New state legislation to address issue
While almost universally used in most modern cars to reduce harmful pollution, catalytic converters are a hot commodity in today’s economic climate.
They are so sought after that thieves go out of their way to steal them from under strangers’ vehicles—especially in Queens—where street parking is so common.
Catalytic converters, on average, sell for $1,500 to $3,000, due to their valuable metals platinum, palladium, and rhodium, which continue to rise in price.
Deputy Inspector Kevin Coleman, the new commanding officer of the 104th Precinct, said that the short time it takes to steal a catalytic converter also plays a role.
“Perpetrators of this crime have become very good at it, and often, what they do is pull up to the target vehicle, and two of them get out,” he said.
“They can perform this operation in under a minute, or 30 seconds, very quickly,” he continued. “It happens in the blink of an eye and they drive off.”
As a result of constituent complaints and concerns heard at local civic meetings, NYS Senator Joseph Addabbo and his state colleagues approved a bill to combat catalytic converter theft.
The newly adopted legislation requires vehicle dismantlers and scrap processors to document information on the seller of the device, otherwise they will face a hefty fine.
State lawmakers, including Addabbo, hope these requirements will deter thieves from committing the crime.
“The ease of removing these devices from vehicles and the valuable precious metals used in catalytic converters has made this particular item a prime target for thieves,” Addabbo said. “This legislation, which for me is a direct result of constituent complaints, will ensure law enforcement has the necessary tools to thoroughly investigate the theft of this vital equipment which serves to protect the environment, while also ensuring individuals caught stealing will face appropriate consequences.”
Charlie, a Forest Hills resident who declined to give his last name, said he personally witnessed two thieves stealing his neighbor’s catalytic converter.
“I saw one guy acting as a lookout and I heard some sawing sounds coming from under the car.

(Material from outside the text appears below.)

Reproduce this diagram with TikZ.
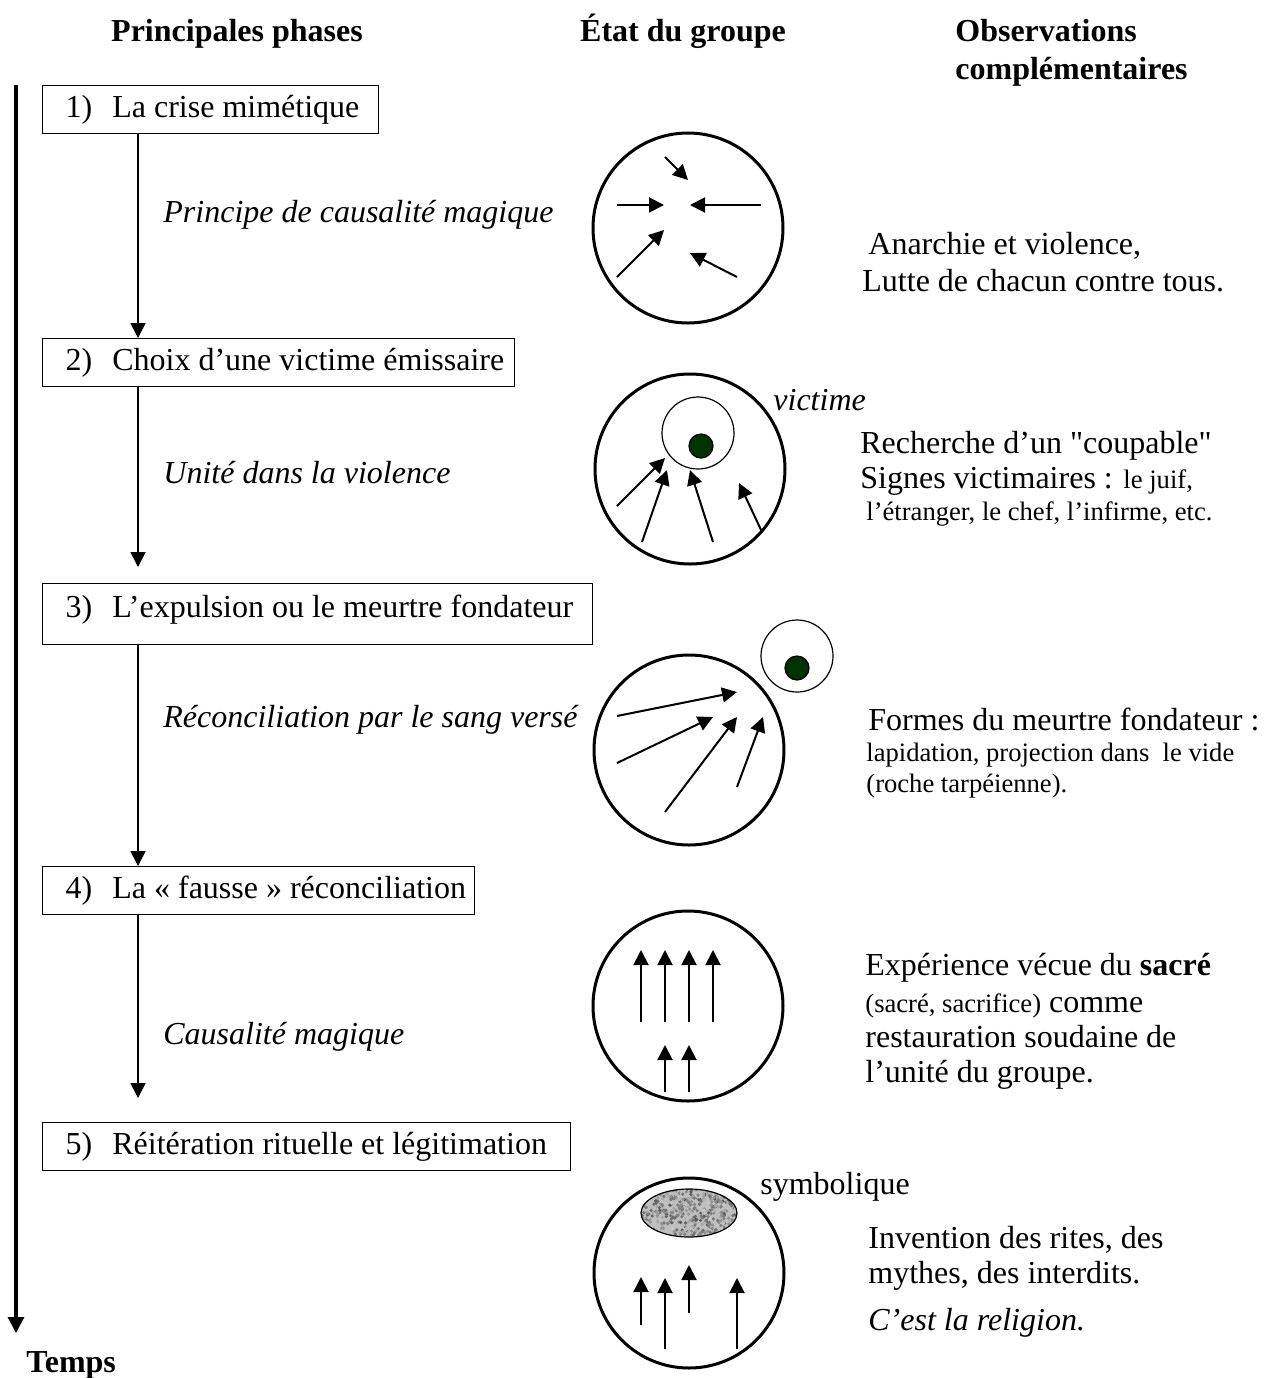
\documentclass[tikz,border=0pt]{standalone}
\usepackage{fontspec}
\setmainfont{Liberation Serif}[Ligatures=TeXOff]
\usetikzlibrary{arrows.meta}

\definecolor{vert}{RGB}{0,51,0}
\newcommand{\petit}{\fontsize{13.3}{16}\selectfont}
\newcommand{\etape}[3]{\makebox[#1][l]{\hspace{11.5pt}#2)\hspace{10pt}#3}}

\begin{document}
\begin{tikzpicture}[x=0.5pt,y=-0.5pt,
    every node/.style={font=\fontsize{16}{18.5}\selectfont, inner sep=0pt},
    titre/.style={font=\fontsize{16}{19}\selectfont\bfseries},
    phase/.style={draw, line width=0.7pt, anchor=north west, minimum height=24pt},
    lien/.style={line width=0.8pt, -{Triangle[length=7.5pt,width=7.5pt]}},
    etiq/.style={anchor=west, font=\fontsize{16}{18.5}\selectfont\itshape},
    groupe/.style={circle, draw, line width=1.5pt, minimum size=95pt},
    fleche/.style={line width=1pt, -{Triangle[length=7.5pt,width=7.5pt]}},
    victime/.style={circle, draw, line width=0.6pt, minimum size=36pt},
    point/.style={circle, draw, line width=0.6pt, fill=vert, minimum size=12pt},
    obs/.style={anchor=north west, align=left}]

    \useasboundingbox (0,0) rectangle (1271,1378);

    % titres des colonnes
    \node[titre, anchor=base] (h1) at (237,41) {Principales phases};
    \node[titre, anchor=base] (h2) at (683,41) {État du groupe};
    \node[titre, obs] (h3) at (955,19) {Observations\\complémentaires};

    % axe du temps
    \coordinate (t0) at (16,85);
    \coordinate (t1) at (16,1333);
    \draw[line width=1.6pt, -{Triangle[length=8pt,width=8pt]}] (t0) -- (t1);
    \node[titre, anchor=base west] (temps) at (26,1372) {Temps};

    % phases
    \node[phase] (p1) at (42,85) {\etape{168pt}{1}{La crise mimétique}};
    \node[phase] (p2) at (42,338) {\etape{236pt}{2}{Choix d’une victime émissaire}};
    \node[phase, text height=17pt, text depth=13.5pt] (p3) at (42,583) {\etape{275pt}{3}{L’expulsion ou le meurtre fondateur}};
    \node[phase] (p4) at (42,866) {\etape{216pt}{4}{La « fausse » réconciliation}};
    \node[phase] (p5) at (42,1122) {\etape{264pt}{5}{Réitération rituelle et légitimation}};

    \draw[lien] ([xshift=48pt]p1.south west) -- ([xshift=48pt]p2.north west);
    \draw[lien] ([xshift=48pt]p2.south west) -- ([xshift=48pt,yshift=8pt]p3.north west);
    \draw[lien] ([xshift=48pt]p3.south west) -- ([xshift=48pt]p4.north west);
    \draw[lien] ([xshift=48pt]p4.south west) -- ([xshift=48pt,yshift=12pt]p5.north west);

    \node[etiq] (l1) at (163,215) {Principe de causalité magique};
    \node[etiq] (l2) at (163,473) {Unité dans la violence};
    \node[etiq] (l3) at (163,720) {Réconciliation par le sang versé};
    \node[etiq] (l4) at (163,1037) {Causalité magique};

    % etat du groupe
    \node[groupe] (g1) at (688,228) {};
    \node[groupe] (g2) at (690,469) {};
    \node[groupe] (g3) at (689,750) {};
    \node[groupe] (g4) at (688,1006) {};
    \node[groupe] (g5) at (689,1273) {};

    % 1) crise
    \draw[fleche] (665,157) -- (688,180);
    \draw[fleche] (617,205) -- (664,205);
    \draw[fleche] (761,205) -- (690,205);
    \draw[fleche] (617,277) -- (664,230);
    \draw[fleche] (737,277) -- (690,253);

    % 2) victime
    \node[victime] (v2) at (698,433) {};
    \node[point] (d2) at (701,446) {};
    \node[etiq] (lv) at (773,400) {victime};
    \draw[fleche] (617,506) -- (665,458);
    \draw[fleche] (642,542) -- (667,470);
    \draw[fleche] (713,542) -- (690,470);
    \draw[fleche] (762,532) -- (739,483);

    % 3) expulsion
    \node[victime] (v3) at (797,656) {};
    \node[point] (d3) at (797,668) {};
    \draw[fleche] (617,716) -- (737,692);
    \draw[fleche] (617,763) -- (713,717);
    \draw[fleche] (665,812) -- (737,717);
    \draw[fleche] (737,787) -- (763,717);

    % 4) reconciliation
    \foreach \x in {641,665,689,713}
        \draw[fleche] (\x,1022) -- (\x,950);
    \foreach \x in {665,689}
        \draw[fleche] (\x,1092) -- (\x,1045);

    % 5) symbolique
    \begin{scope}
        \clip (689,1213) ellipse [x radius=48, y radius=24];
        \fill[gray!50] (641,1189) rectangle (737,1237);
        \pgfmathsetseed{42}
        \foreach \i in {1,...,500}{
            \pgfmathsetmacro{\px}{689+48*rand}
            \pgfmathsetmacro{\py}{1213+24*rand}
            \pgfmathsetmacro{\ton}{int(20+45*rnd)}
            \fill[black!\ton] (\px,\py) circle (1.8);
        }
    \end{scope}
    \draw[line width=0.6pt] (689,1213) ellipse [x radius=48, y radius=24];
    \node[anchor=west] (ls) at (760,1187) {symbolique};
    \draw[fleche] (641,1325) -- (641,1277);
    \draw[fleche] (665,1349) -- (665,1278);
    \draw[fleche] (689,1313) -- (689,1265);
    \draw[fleche] (737,1349) -- (737,1278);

    % observations
    \node[obs] (o1) at (862,232) {\hspace*{3pt}Anarchie et violence,\\Lutte de chacun contre tous.};
    \node[obs] (o2) at (860,431) {Recherche d’un "coupable"\\[-1pt]Signes victimaires : {\petit le juif,}\\[-2.5pt]\hspace*{3pt}{\petit l’étranger, le chef, l’infirme, etc.}};
    \node[obs] (o3) at (866,708) {\hspace*{1pt}Formes du meurtre fondateur :\\[-3pt]{\petit lapidation, projection dans\ \ le vide}\\[-3pt]{\petit (roche tarpéienne).}};
    \node[obs] (o4) at (865,953) {Expérience vécue du \textbf{sacré}\\{\petit (sacré, sacrifice)} comme\\[-1pt]restauration soudaine de\\[-1pt]l’unité du groupe.};
    \node[obs] (o5) at (868,1226) {Invention des rites, des\\[-1pt]mythes, des interdits.\\[5pt]\textit{C’est la religion.}};
\end{tikzpicture}
\end{document}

I immediately took out my phone and started taking photos, and I even got a good shot of the license plate, which was a paper one,” he said.

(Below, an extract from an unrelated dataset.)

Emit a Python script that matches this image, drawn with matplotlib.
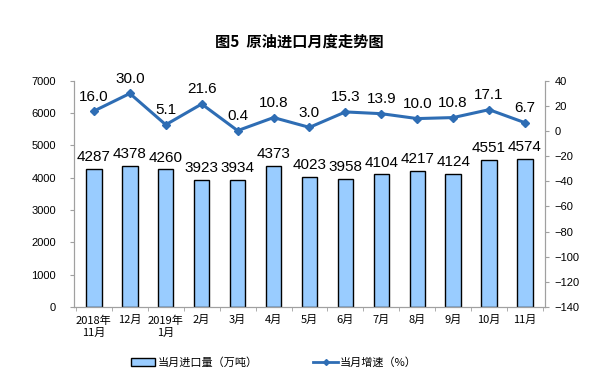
import numpy as np
import matplotlib.pyplot as plt
from matplotlib.lines import Line2D
from matplotlib.patches import Patch

plt.rcParams['font.family'] = ['Liberation Sans', 'Noto Sans CJK SC', 'DejaVu Sans']

months = ['2018年\n11月', '12月', '2019年\n1月', '2月', '3月', '4月', '5月',
          '6月', '7月', '8月', '9月', '10月', '11月']
imports = [4287, 4378, 4260, 3923, 3934, 4373, 4023, 3958, 4104, 4217, 4124, 4551, 4574]
growth = [16.0, 30.0, 5.1, 21.6, 0.4, 10.8, 3.0, 15.3, 13.9, 10.0, 10.8, 17.1, 6.7]

cjk = ['Noto Sans CJK SC', 'DejaVu Sans']
x = np.arange(len(months))

fig = plt.figure(figsize=(5.98, 3.89), dpi=100)
ax = fig.add_axes([0.124, 0.211, 0.787, 0.581])
ax2 = ax.twinx()

ax.bar(x, imports, width=0.43, color='#99CCFF', edgecolor='black', lw=1.0, zorder=2)
for xi, v in zip(x, imports):
    ax.text(xi, v + 150, str(v), ha='center', va='bottom', fontsize=11)

ax2.plot(x, growth, color='#2E6DB4', lw=2.2, marker='D', ms=4.5, zorder=3)
for xi, v in zip(x, growth):
    ax2.text(xi, v + 6, f'{v:.1f}', ha='center', va='bottom', fontsize=11)

ax.set_xlim(-0.55, len(months) - 0.45)
ax.set_ylim(0, 7000)
ax.set_yticks(range(0, 7001, 1000))
ax2.set_ylim(-140, 40)
ax2.set_yticks(range(-140, 41, 20))

ax.set_xticks(x)
ax.set_xticklabels(months, fontfamily=cjk, fontsize=8, linespacing=1.3)
ax.set_xticks(np.arange(-0.5, len(months), 1), minor=True)
ax.tick_params(axis='x', which='major', length=0, pad=6)
ax.tick_params(axis='x', which='minor', length=3, color='#A0A0A0')
ax.tick_params(axis='y', labelsize=8, length=3, color='#A0A0A0', pad=10)
ax2.tick_params(axis='y', labelsize=8, length=3, color='#A0A0A0', pad=4)

for a in (ax, ax2):
    a.spines['top'].set_visible(False)
    for s in ('left', 'right', 'bottom'):
        a.spines[s].set_color('#A0A0A0')

fig.text(0.5, 0.892, '图5  原油进口月度走势图', ha='center', va='center',
         fontsize=11, fontweight='bold', family=cjk)

handles = [Patch(facecolor='#99CCFF', edgecolor='black', lw=1.0),
           Line2D([0], [0], color='#2E6DB4', lw=2, marker='D', ms=3)]
fig.legend(handles, ['当月进口量（万吨）', '当月增速（%）'], loc='center',
           bbox_to_anchor=(0.458, 0.068), ncol=2, frameon=False, columnspacing=5.0,
           handlelength=2.2, handletextpad=0.2, prop={'family': cjk, 'size': 8})

fig.savefig('out.png', dpi=100)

“The spotter noticed me taking photos and started yelling at me, asking me what I’m doing,” he continued. “They were pretty much done in 10 to 15 minutes, and by the time the cops arrived these thieves were long gone.”
Charlie said he did not want to get too close to the perpetrators, as they could have been armed, and hopes that the new state legislation will make thieves think twice before stealing the part.

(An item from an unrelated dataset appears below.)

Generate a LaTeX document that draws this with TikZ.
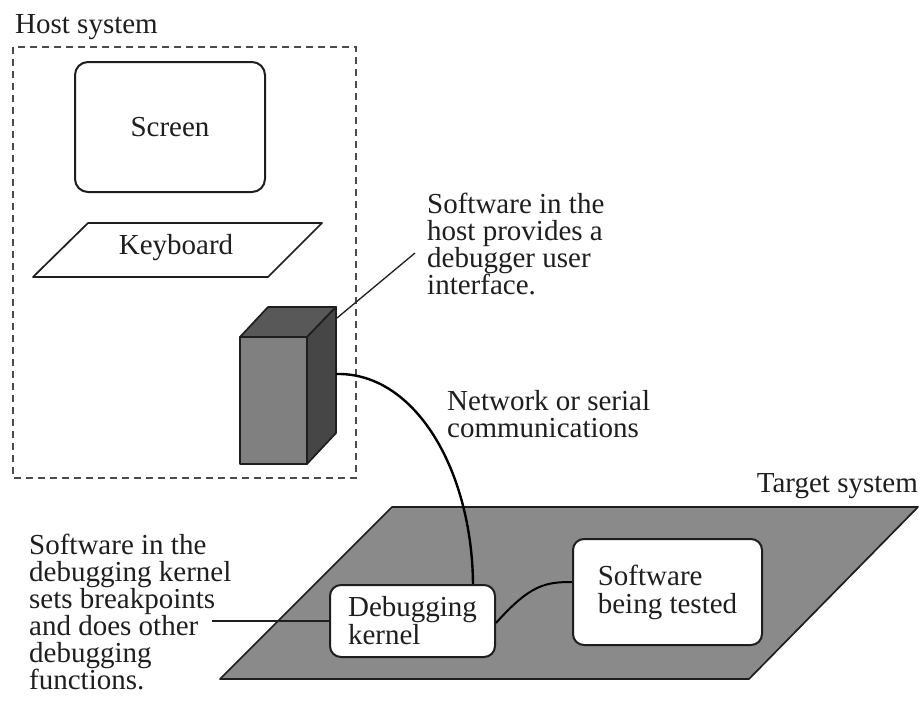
\documentclass[tikz,border=0pt]{standalone}
\usepackage{fontspec}
\setmainfont{Liberation Serif}
\usetikzlibrary{calc}
\definecolor{planegray}{RGB}{138,138,138}
\definecolor{frontgray}{RGB}{128,128,128}
\definecolor{topgray}{RGB}{88,88,88}
\definecolor{sidegray}{RGB}{70,70,70}
\definecolor{inkgray}{RGB}{30,30,30}
\begin{document}
\begin{tikzpicture}[x=1pt,y=-1pt,
  label text/.style={font=\fontsize{29}{27}\selectfont, inner sep=0pt, align=left, text=inkgray},
  softbox/.style={draw=inkgray, line width=2pt, fill=white, rounded corners=11pt,
                  font=\fontsize{29}{28}\selectfont, align=left, text=inkgray, inner sep=0pt},
  hostframe/.style={draw=inkgray!80, line width=1.6pt, dash pattern=on 7pt off 5pt},
  leader/.style={draw=inkgray, line width=1.3pt},
  cable/.style={draw=black, line width=2.4pt},
  solid edge/.style={draw=inkgray, line width=1.7pt, line join=round}]
\useasboundingbox (0,0) rectangle (922,704);

% ---------------- host system ----------------
\node[label text, anchor=base west] (hostlabel) at (15,33) {Host system};
\draw[hostframe] (13,47) rectangle (356,478);

\node[softbox, minimum width=190pt, minimum height=130pt, rounded corners=13pt] (screen) at (170,127) {Screen};

\draw[solid edge, fill=white] (88,223) -- (322,223) -- (268,277) -- (33,277) -- cycle;
\node[label text] (keyboard) at (176,248) {Keyboard};

% computer tower
\draw[solid edge, fill=frontgray] (240,337) rectangle (307,464);
\draw[solid edge, fill=topgray] (240,337) -- (268,307) -- (336,307) -- (307,337) -- cycle;
\draw[solid edge, fill=sidegray] (307,337) -- (336,307) -- (336,433) -- (307,464) -- cycle;
\coordinate (towertop) at (337,318);
\coordinate (towerport) at (336,374);

% multi-line labels: the base anchor sits on the last line
\coordinate (hostnote) at (415,253);
\node[label text, anchor=base west] (hosttext) at (427,294)
  {Software in the\\host provides a\\debugger user\\interface.};
\draw[leader] (towertop) -- (hostnote);

\node[label text, anchor=base west] (nettext) at (447,437)
  {Network or serial\\communications};

% ---------------- target system ----------------
\node[label text, anchor=base east] (targetlabel) at (918,492) {Target system};
\draw[solid edge, fill=planegray] (392,507) -- (918,507) -- (749,679) -- (220,679) -- cycle;

\node[softbox, minimum width=165pt, minimum height=72pt] (kernel) at (412.5,621)
  {Debugging\\kernel};
\node[softbox, minimum width=189pt, minimum height=106pt] (sut) at (667.5,592)
  {Software\\being tested};

\node[label text, anchor=base west] (kerneltext) at (29,689)
  {Software in the\\debugging kernel\\sets breakpoints\\and does other\\debugging\\functions.};
\coordinate (kernelnote) at (212,621);
\draw[leader] (kernelnote) -- (kernel.west);

% links
\draw[cable] (towerport) .. controls (415,372) and (472,470) .. ($(kernel.north east)+(-23,0)$);
\draw[cable, line width=2pt] ($(kernel.east)+(0,2)$) .. controls (530,585) and (545,582) .. ($(sut.west)+(0,-10)$);
\end{tikzpicture}
\end{document}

“The parts cost so much money to replace, and it’s certainly hurting the pockets of the people that own the cars or the insurance companies,” he said. “Because of the high cost of parts replacement in addition to the inconvenience caused to car owners, thieves and chop shops should also pay a big price for stealing these parts.”
Michael Zhou, a Rego Park resident, said that his brother’s catalytic converter got stolen last week in Kew Gardens Hills, and his own was stolen in February.
He is frustrated that this crime is so rampant in the community, and how perpetrators only seem to care about making fast money with no consideration for the people it affects.
“It takes the perpetrator less than 2 minutes to steal it. For someone to make $300, like my daughter who works for an ice cream store at $15.50 an hour, she would need to work 19 hours. Perps, of course, would rather earn $300 in two minutes instead of working for 19 hours,” Zhou said.